Settlement Reached in Marilyn Monroe Photo Dispute

Fashion and celebrity photographer Bert Stern has reached a settlement with several individuals over photos from his famed “last sitting” with Marilyn Monroe.
On Monday, lawyers for Stern and photographers Donald Penny and Michael Weiss announced that a deal had been reached “amicably.”

The dispute had centred on seven original film transparencies from Stern’s iconic July 1962 Vogue photo shoot with Monroe, an erotic series that had the Hollywood sex symbol posing nude and semi-nude in a variety of settings, including behind translucent scarves and lying among rumpled bedsheets.

Monroe died just two months later and the magazine published the images as part of a tribute to the internationally renowned actress.
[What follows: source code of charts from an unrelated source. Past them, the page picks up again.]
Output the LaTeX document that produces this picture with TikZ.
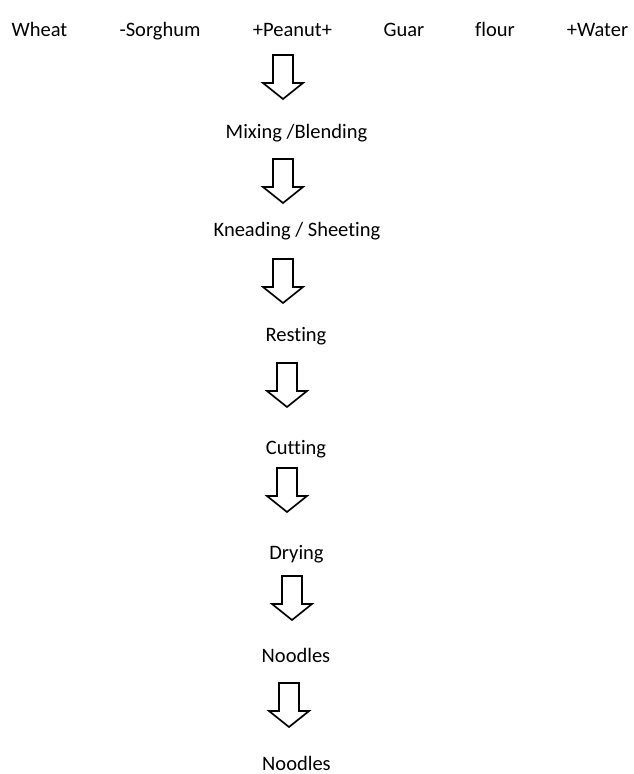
\documentclass[tikz,border=0pt]{standalone}
\usepackage{fontspec}
\setmainfont{Carlito}[RawFeature={-liga;-clig;-calt}]
\begin{document}
\begin{tikzpicture}[x=1pt,y=-1pt,
  lbl/.style={anchor=base,inner sep=0pt,font=\fontsize{20.5}{24}\selectfont},
  arrowline/.style={draw=black,line width=1.7pt,line join=miter,fill=white},
  barrow/.pic={\path[arrowline] (-10,0) -- (10,0) -- (10,28) -- (20,28) -- (0,44) -- (-20,28) -- (-10,28) -- cycle;}]
\useasboundingbox (0,0) rectangle (634,774);
% top row
\node[lbl] (wheat) at (39.5,36) {Wheat};
\node[lbl] (sorghum) at (160,36) {-Sorghum};
\node[lbl] (peanut) at (292.5,36) {+Peanut+};
\node[lbl] (guar) at (404,36) {Guar};
\node[lbl] (flour) at (495,36) {flour};
\node[lbl] (water) at (597.5,36) {+Water};
% steps
\node[lbl] (mixing) at (296.5,138.5) {Mixing /Blending};
\node[lbl] (kneading) at (297,236) {Kneading / Sheeting};
\node[lbl] (resting) at (296,341) {Resting};
\node[lbl] (cutting) at (296,454) {Cutting};
\node[lbl] (drying) at (296.5,559) {Drying};
\node[lbl] (noodles1) at (296,662) {Noodles};
\node[lbl] (noodles2) at (296.5,770) {Noodles};
% block arrows
\pic at (283,55) {barrow};
\pic at (283,159) {barrow};
\pic at (283,259) {barrow};
\pic at (287,363) {barrow};
\pic at (287,468) {barrow};
\pic at (292,576) {barrow};
\pic at (289,683) {barrow};
\end{tikzpicture}
\end{document}
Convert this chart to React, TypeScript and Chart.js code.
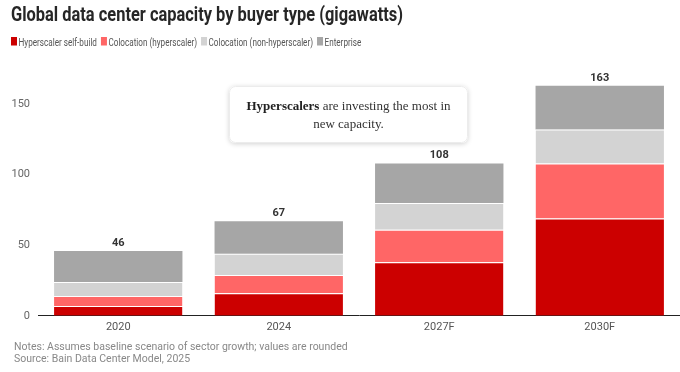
import React, { useEffect, useRef } from 'react';
import { Chart, registerables } from 'chart.js';

Chart.register(...registerables);

const TITLE = 'Global data center capacity by buyer type (gigawatts)';
const categories = ['2020', '2024', '2027F', '2030F'];
const hyperscalerSelfBuild = [7, 16, 38, 69];
const colocationHyperscaler = [7, 13, 23, 39];
const colocationNonHyperscaler = [10, 15, 19, 24];
const enterprise = [22, 23, 28, 31];
const seriesLabels = [
  'Hyperscaler self-build',
  'Colocation (hyperscaler)',
  'Colocation (non-hyperscaler)',
  'Enterprise',
];
const seriesColors = ['#cc0000', '#ff6666', '#d3d3d3', '#a6a6a6'];
const yTickValues = [0, 50, 100, 150];
const notes = [
  'Notes: Assumes baseline scenario of sector growth; values are rounded',
  'Source: Bain Data Center Model, 2025',
];
const calloutBold = 'Hyperscalers';
const calloutRest = ' are investing the most in';
const calloutLine2 = 'new capacity.';

const SANS = 'Roboto, "Liberation Sans", sans-serif';
const SERIF = '"Liberation Serif", "DejaVu Serif", serif';

function narrowText(ctx: CanvasRenderingContext2D, text: string, x: number, y: number, sx: number) {
  ctx.save();
  ctx.translate(x, y);
  ctx.scale(sx, 1);
  ctx.fillText(text, 0, 0);
  ctx.restore();
  return ctx.measureText(text).width * sx;
}

const decorPlugin = {
  id: 'decor',
  afterDraw(chart: any) {
    const ctx = chart.ctx as CanvasRenderingContext2D;
    ctx.save();
    ctx.textAlign = 'left';
    ctx.textBaseline = 'alphabetic';

    // Title
    ctx.font = `bold 20px ${SANS}`;
    ctx.fillStyle = '#262626';
    const tw = ctx.measureText(TITLE).width;
    narrowText(ctx, TITLE, 11, 21, 392 / tw);

    // Legend
    ctx.font = `11px ${SANS}`;
    const lsx = 0.74;
    let lx = 11;
    chart.data.datasets.forEach((ds: any) => {
      ctx.fillStyle = ds.backgroundColor;
      ctx.fillRect(lx, 37, 6, 8.5);
      lx += 7.5;
      ctx.fillStyle = '#555';
      lx += narrowText(ctx, ds.label, lx, 45.5, lsx) + 4;
    });

    // Totals above bars
    const yScale = chart.scales.y;
    const lastMeta = chart.getDatasetMeta(chart.data.datasets.length - 1);
    ctx.font = `bold 11px ${SANS}`;
    ctx.fillStyle = '#333';
    ctx.textAlign = 'center';
    ctx.textBaseline = 'middle';
    categories.forEach((_, i) => {
      let total = 0;
      chart.data.datasets.forEach((ds: any) => (total += ds.data[i]));
      const el = lastMeta.data[i];
      const y = yScale.getPixelForValue(total);
      ctx.fillText(String(total), el.x, y - 8);
    });

    // Callout box
    const bx = 229, by = 86, bw = 239, bh = 57;
    ctx.save();
    ctx.shadowColor = 'rgba(0,0,0,0.18)';
    ctx.shadowBlur = 5;
    ctx.shadowOffsetY = 1;
    ctx.fillStyle = '#fff';
    ctx.beginPath();
    (ctx as any).roundRect(bx, by, bw, bh, 6);
    ctx.fill();
    ctx.restore();
    ctx.strokeStyle = '#ececec';
    ctx.lineWidth = 1;
    ctx.beginPath();
    (ctx as any).roundRect(bx + 0.5, by + 0.5, bw - 1, bh - 1, 6);
    ctx.stroke();

    const cx = bx + bw / 2;
    ctx.textAlign = 'left';
    ctx.textBaseline = 'alphabetic';
    ctx.font = `bold 13px ${SERIF}`;
    const wb = ctx.measureText(calloutBold).width;
    ctx.font = `13px ${SERIF}`;
    const wr = ctx.measureText(calloutRest).width;
    const sx = cx - (wb + wr) / 2;
    ctx.fillStyle = '#222';
    ctx.font = `bold 13px ${SERIF}`;
    ctx.fillText(calloutBold, sx, 110);
    ctx.font = `13px ${SERIF}`;
    ctx.fillStyle = '#333';
    ctx.fillText(calloutRest, sx + wb, 110);
    ctx.textAlign = 'center';
    ctx.fillText(calloutLine2, cx, 128);

    // Notes
    ctx.textAlign = 'left';
    ctx.font = `10.5px ${SANS}`;
    ctx.fillStyle = '#888';
    ctx.fillText(notes[0], 14, 350);
    ctx.fillText(notes[1], 14, 362);

    ctx.restore();
  },
};

export default function App() {
  const ref = useRef<HTMLCanvasElement | null>(null);

  useEffect(() => {
    document.body.style.margin = '0';
    if (!ref.current) return;
    const sep = { top: 1, right: 0, bottom: 0, left: 0 };
    const chart = new Chart(ref.current, {
      type: 'bar',
      data: {
        labels: categories,
        datasets: [
          { label: seriesLabels[0], data: hyperscalerSelfBuild, backgroundColor: seriesColors[0], borderColor: '#fff', borderWidth: sep },
          { label: seriesLabels[1], data: colocationHyperscaler, backgroundColor: seriesColors[1], borderColor: '#fff', borderWidth: sep },
          { label: seriesLabels[2], data: colocationNonHyperscaler, backgroundColor: seriesColors[2], borderColor: '#fff', borderWidth: sep },
          { label: seriesLabels[3], data: enterprise, backgroundColor: seriesColors[3], borderWidth: 0 },
        ],
      },
      options: {
        responsive: false,
        animation: false,
        layout: { padding: { top: 76, left: 11, right: 0, bottom: 33 } },
        categoryPercentage: 0.8,
        barPercentage: 1,
        plugins: {
          legend: { display: false },
          title: { display: false },
          tooltip: { enabled: false },
        },
        scales: {
          x: {
            stacked: true,
            grid: { display: false, drawTicks: false },
            border: { display: true, color: '#222', width: 1 },
            ticks: { color: '#555', font: { family: SANS, size: 11 }, padding: 5 },
          },
          y: {
            stacked: true,
            min: 0,
            max: 170,
            grid: { display: false, drawTicks: false },
            border: { display: false },
            afterBuildTicks: (scale: any) => {
              scale.ticks = yTickValues.map((v) => ({ value: v }));
            },
            afterFit: (scale: any) => {
              scale.width = 27;
            },
            ticks: { color: '#666', font: { family: SANS, size: 11 }, padding: 8, stepSize: 50 },
          },
        },
      } as any,
      plugins: [decorPlugin],
    });
    return () => chart.destroy();
  }, []);

  return (
    <div style={{ width: 680, height: 372, background: '#fff', overflow: 'hidden' }}>
      <canvas ref={ref} width={680} height={372} style={{ display: 'block' }} />
    </div>
  );
}
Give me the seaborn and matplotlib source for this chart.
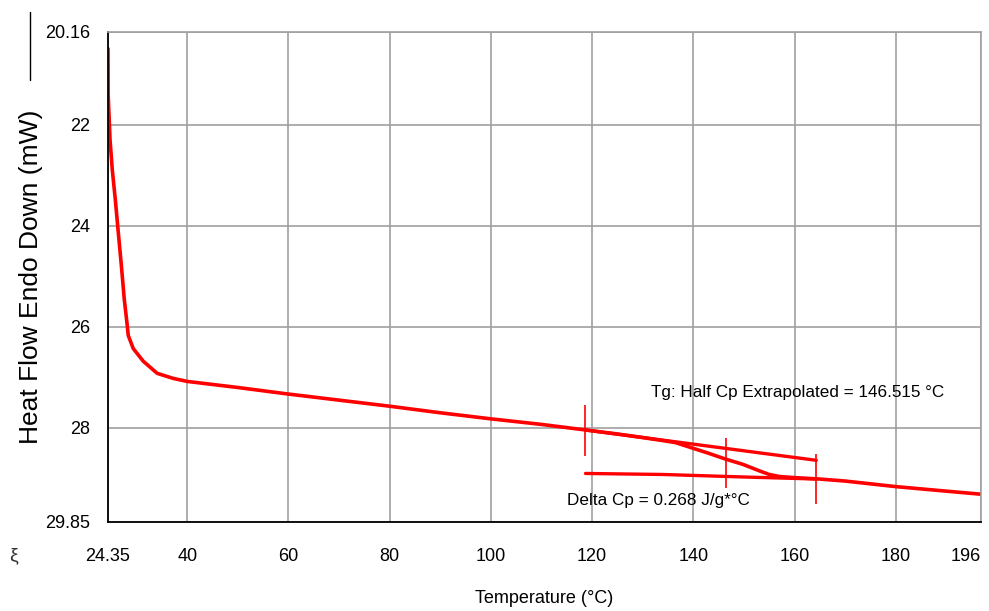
# DSC heat flow curve with Tg analysis
import pandas as pd
import seaborn as sns
import matplotlib.pyplot as plt
from matplotlib.lines import Line2D

# main heat flow curve
temperature = [24.35, 24.38, 24.75, 25.20, 25.79, 26.38, 27.00, 27.56, 28.16, 28.35,
               29.34, 31.31, 34.07, 37.23, 40.00, 50.00, 60.00, 70.00, 80.00, 90.00,
               100.00, 110.00, 118.70, 125.00, 130.00, 134.00, 136.50, 139.90, 143.00, 146.50,
               149.80, 153.10, 155.00, 157.00, 159.60, 164.90, 170.00, 180.00, 190.00, 196.80]
heat_flow = [20.50, 21.40, 22.30, 22.90, 23.48, 24.13, 24.80, 25.45, 25.98, 26.17,
             26.43, 26.68, 26.92, 27.02, 27.08, 27.20, 27.33, 27.45, 27.57, 27.70,
             27.82, 27.93, 28.04, 28.12, 28.19, 28.25, 28.29, 28.40, 28.50, 28.62,
             28.72, 28.85, 28.92, 28.96, 28.98, 29.01, 29.05, 29.16, 29.25, 29.31]

# extrapolated baselines
upper_t = [118.7, 164.3]
upper_hf = [28.04, 28.64]
lower_t = [118.7, 134.0, 150.0, 164.3]
lower_hf = [28.90, 28.92, 28.97, 29.01]

# analysis markers: temperature, top, bottom
marker_t = [118.7, 146.5, 164.3]
marker_top = [27.55, 28.20, 28.51]
marker_bottom = [28.55, 29.18, 29.51]

x_ticks = [24.35, 40, 60, 80, 100, 120, 140, 160, 180, 196.85]
x_tick_labels = ['24.35', '40', '60', '80', '100', '120', '140', '160', '180', '196']
y_ticks = [20.16, 22, 24, 26, 28, 29.85]
y_tick_labels = ['20.16', '22', '24', '26', '28', '29.85']

sns.set_style('white')
plt.rcParams['font.family'] = ['Liberation Sans', 'DejaVu Sans']
plt.rcParams['text.color'] = 'black'

fig = plt.figure(figsize=(9.89, 6.11), dpi=100)
ax = fig.add_axes([108 / 989, 1 - 521.5 / 611, (981 - 108) / 989, (521.5 - 31.5) / 611])

curve = pd.DataFrame({'T': temperature, 'HF': heat_flow})
sns.lineplot(data=curve, x='T', y='HF', sort=False, color='#ff0000', linewidth=2.6, ax=ax)

base_up = pd.DataFrame({'T': upper_t, 'HF': upper_hf})
base_low = pd.DataFrame({'T': lower_t, 'HF': lower_hf})
sns.lineplot(data=base_up, x='T', y='HF', sort=False, color='#ff0000', linewidth=2.4, ax=ax)
sns.lineplot(data=base_low, x='T', y='HF', sort=False, color='#ff0000', linewidth=2.4, ax=ax)

ax.vlines(marker_t, marker_top, marker_bottom, color='#ff0000', linewidth=1.2)

ax.set_xlim(24.35, 196.85)
ax.set_ylim(29.85, 20.16)
ax.set_xticks(x_ticks)
ax.set_xticklabels(x_tick_labels, fontsize=13, color='black')
ax.get_xticklabels()[-1].set_horizontalalignment('right')
ax.set_yticks(y_ticks)
ax.set_yticklabels(y_tick_labels, fontsize=13, color='black')
ax.tick_params(axis='x', direction='out', length=8, width=1.2, color='black', pad=11)
ax.tick_params(axis='y', direction='out', length=6, width=1.2, color='black', pad=7)

ax.grid(True, color='#a0a0a0', linewidth=1.2)
for side in ['left', 'bottom']:
    ax.spines[side].set_color('black')
    ax.spines[side].set_linewidth(1.3)
for side in ['top', 'right']:
    ax.spines[side].set_color('#a0a0a0')
    ax.spines[side].set_linewidth(1.2)

ax.set_xlabel('Temperature (°C)', fontsize=13, labelpad=18, color='black')
ax.set_ylabel('')
fig.text(31 / 989, 1 - 277 / 611, 'Heat Flow Endo Down (mW)', rotation=90,
         ha='center', va='center', fontsize=19, color='black')
fig.add_artist(Line2D([30 / 989, 30 / 989], [1 - 12 / 611, 1 - 80 / 611],
                      color='black', linewidth=1.0))
fig.text(13 / 989, 1 - 556 / 611, 'ξ', ha='center', va='center', fontsize=14, color='#333333')

ax.text(131.7, 27.29, 'Tg: Half Cp Extrapolated = 146.515 °C', fontsize=12.3,
        ha='left', va='center')
ax.text(115.1, 29.43, 'Delta Cp = 0.268 J/g*°C', fontsize=12.3, ha='left', va='center')

fig.savefig('out.png', dpi=100)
Photos from Stern’s series, which comprised about 2,500 images in total, have become some of the most iconic images of Monroe to this day.

Penny and Weiss have said that a colleague turned the transparencies over after having discovered them among garbage in Manhattan in the 1970s. They approached Stern last year to strike a deal over returning them.

However, the 78-year-old Stern believed the originals in question had been stolen and filed a lawsuit instead.

In addition to their having reached a settlement, both sides revealed they will jointly produce and sell nine sets of photos from the transparencies in question.